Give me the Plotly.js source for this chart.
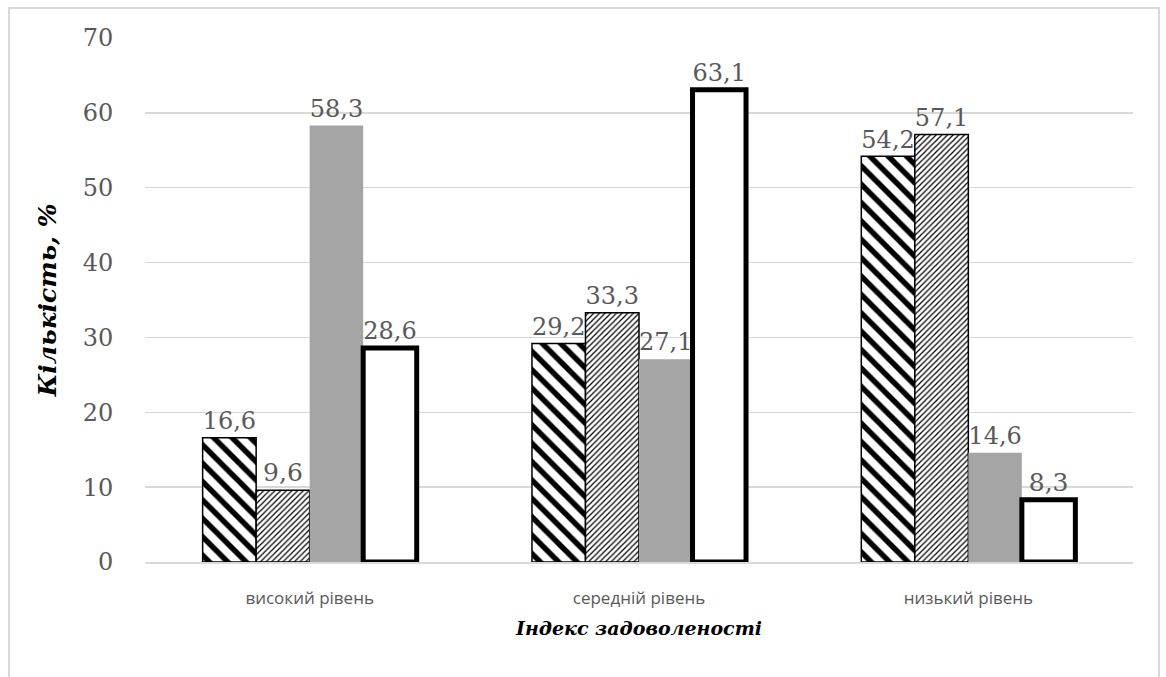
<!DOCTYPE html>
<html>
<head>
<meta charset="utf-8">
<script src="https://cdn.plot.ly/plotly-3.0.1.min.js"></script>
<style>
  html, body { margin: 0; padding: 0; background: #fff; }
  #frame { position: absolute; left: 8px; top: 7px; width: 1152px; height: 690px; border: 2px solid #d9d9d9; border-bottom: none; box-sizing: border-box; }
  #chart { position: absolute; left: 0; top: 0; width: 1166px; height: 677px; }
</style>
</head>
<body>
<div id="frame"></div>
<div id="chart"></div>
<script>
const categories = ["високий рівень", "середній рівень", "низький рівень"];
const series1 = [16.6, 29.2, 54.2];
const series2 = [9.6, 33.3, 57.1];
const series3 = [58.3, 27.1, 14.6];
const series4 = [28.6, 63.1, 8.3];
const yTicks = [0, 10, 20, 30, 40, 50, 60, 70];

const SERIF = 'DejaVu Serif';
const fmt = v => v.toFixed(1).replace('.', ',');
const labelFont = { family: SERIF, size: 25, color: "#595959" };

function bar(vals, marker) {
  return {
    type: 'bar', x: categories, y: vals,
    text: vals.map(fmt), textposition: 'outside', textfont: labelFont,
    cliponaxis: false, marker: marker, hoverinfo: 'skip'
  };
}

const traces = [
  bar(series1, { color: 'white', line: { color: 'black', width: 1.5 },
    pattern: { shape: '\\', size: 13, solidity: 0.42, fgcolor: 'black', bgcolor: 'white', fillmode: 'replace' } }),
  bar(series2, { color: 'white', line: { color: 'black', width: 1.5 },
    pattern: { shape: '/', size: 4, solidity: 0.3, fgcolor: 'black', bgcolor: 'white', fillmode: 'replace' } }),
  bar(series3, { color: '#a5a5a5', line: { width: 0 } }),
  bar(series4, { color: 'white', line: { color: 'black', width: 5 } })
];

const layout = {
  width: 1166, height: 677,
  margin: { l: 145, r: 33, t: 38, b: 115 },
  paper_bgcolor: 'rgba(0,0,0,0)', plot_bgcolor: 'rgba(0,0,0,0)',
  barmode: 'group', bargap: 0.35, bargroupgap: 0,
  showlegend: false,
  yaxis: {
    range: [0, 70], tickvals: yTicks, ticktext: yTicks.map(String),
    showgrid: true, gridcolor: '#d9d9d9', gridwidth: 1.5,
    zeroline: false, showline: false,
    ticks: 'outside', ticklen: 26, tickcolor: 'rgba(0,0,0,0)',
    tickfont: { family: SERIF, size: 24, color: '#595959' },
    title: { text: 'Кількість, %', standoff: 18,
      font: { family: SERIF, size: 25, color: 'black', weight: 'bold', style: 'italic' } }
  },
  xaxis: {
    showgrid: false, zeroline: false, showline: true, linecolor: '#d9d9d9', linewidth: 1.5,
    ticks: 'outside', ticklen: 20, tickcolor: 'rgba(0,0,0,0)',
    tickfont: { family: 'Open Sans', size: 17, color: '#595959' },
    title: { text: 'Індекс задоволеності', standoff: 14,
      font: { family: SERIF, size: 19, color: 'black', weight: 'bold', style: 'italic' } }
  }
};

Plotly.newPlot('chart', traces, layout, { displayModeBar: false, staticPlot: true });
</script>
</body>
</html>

----------------

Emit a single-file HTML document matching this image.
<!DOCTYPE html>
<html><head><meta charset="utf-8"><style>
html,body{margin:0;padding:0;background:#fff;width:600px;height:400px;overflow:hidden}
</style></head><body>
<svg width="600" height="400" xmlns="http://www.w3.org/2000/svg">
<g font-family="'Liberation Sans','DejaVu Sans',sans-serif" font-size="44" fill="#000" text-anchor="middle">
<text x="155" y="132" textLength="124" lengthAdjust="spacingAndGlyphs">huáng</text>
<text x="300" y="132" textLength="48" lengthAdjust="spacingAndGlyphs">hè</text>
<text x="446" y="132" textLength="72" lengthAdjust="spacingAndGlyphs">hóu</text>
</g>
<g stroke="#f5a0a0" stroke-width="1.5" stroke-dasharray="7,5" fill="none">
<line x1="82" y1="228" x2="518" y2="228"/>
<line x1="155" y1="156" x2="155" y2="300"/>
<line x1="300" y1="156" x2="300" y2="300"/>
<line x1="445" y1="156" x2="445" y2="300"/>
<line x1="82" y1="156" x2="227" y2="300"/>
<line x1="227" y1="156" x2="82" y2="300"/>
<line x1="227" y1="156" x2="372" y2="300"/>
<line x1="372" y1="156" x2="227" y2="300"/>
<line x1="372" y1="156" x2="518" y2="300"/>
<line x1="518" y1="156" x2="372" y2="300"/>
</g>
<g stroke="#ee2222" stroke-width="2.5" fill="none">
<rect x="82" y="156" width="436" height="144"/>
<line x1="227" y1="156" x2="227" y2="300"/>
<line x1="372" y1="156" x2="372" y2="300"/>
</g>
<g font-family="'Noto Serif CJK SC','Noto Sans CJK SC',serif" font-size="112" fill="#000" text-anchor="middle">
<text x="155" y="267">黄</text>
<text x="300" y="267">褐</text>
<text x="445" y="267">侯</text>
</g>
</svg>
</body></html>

----------------

• **WHAT IS REQUIRED**
Your task is to reproduce only the lines from the one with "Give me the Plotly.js source for this chart." through the one with "const yTicks = [0, 10, 20, 30, 40, 50, 60, 70];", keeping both ends. Skip every picture.

• **PROBLEM SOLUTION**
Give me the Plotly.js source for this chart.
<!DOCTYPE html>
<html>
<head>
<meta charset="utf-8">
<script src="https://cdn.plot.ly/plotly-3.0.1.min.js"></script>
<style>
  html, body { margin: 0; padding: 0; background: #fff; }
  #frame { position: absolute; left: 8px; top: 7px; width: 1152px; height: 690px; border: 2px solid #d9d9d9; border-bottom: none; box-sizing: border-box; }
  #chart { position: absolute; left: 0; top: 0; width: 1166px; height: 677px; }
</style>
</head>
<body>
<div id="frame"></div>
<div id="chart"></div>
<script>
const categories = ["високий рівень", "середній рівень", "низький рівень"];
const series1 = [16.6, 29.2, 54.2];
const series2 = [9.6, 33.3, 57.1];
const series3 = [58.3, 27.1, 14.6];
const series4 = [28.6, 63.1, 8.3];
const yTicks = [0, 10, 20, 30, 40, 50, 60, 70];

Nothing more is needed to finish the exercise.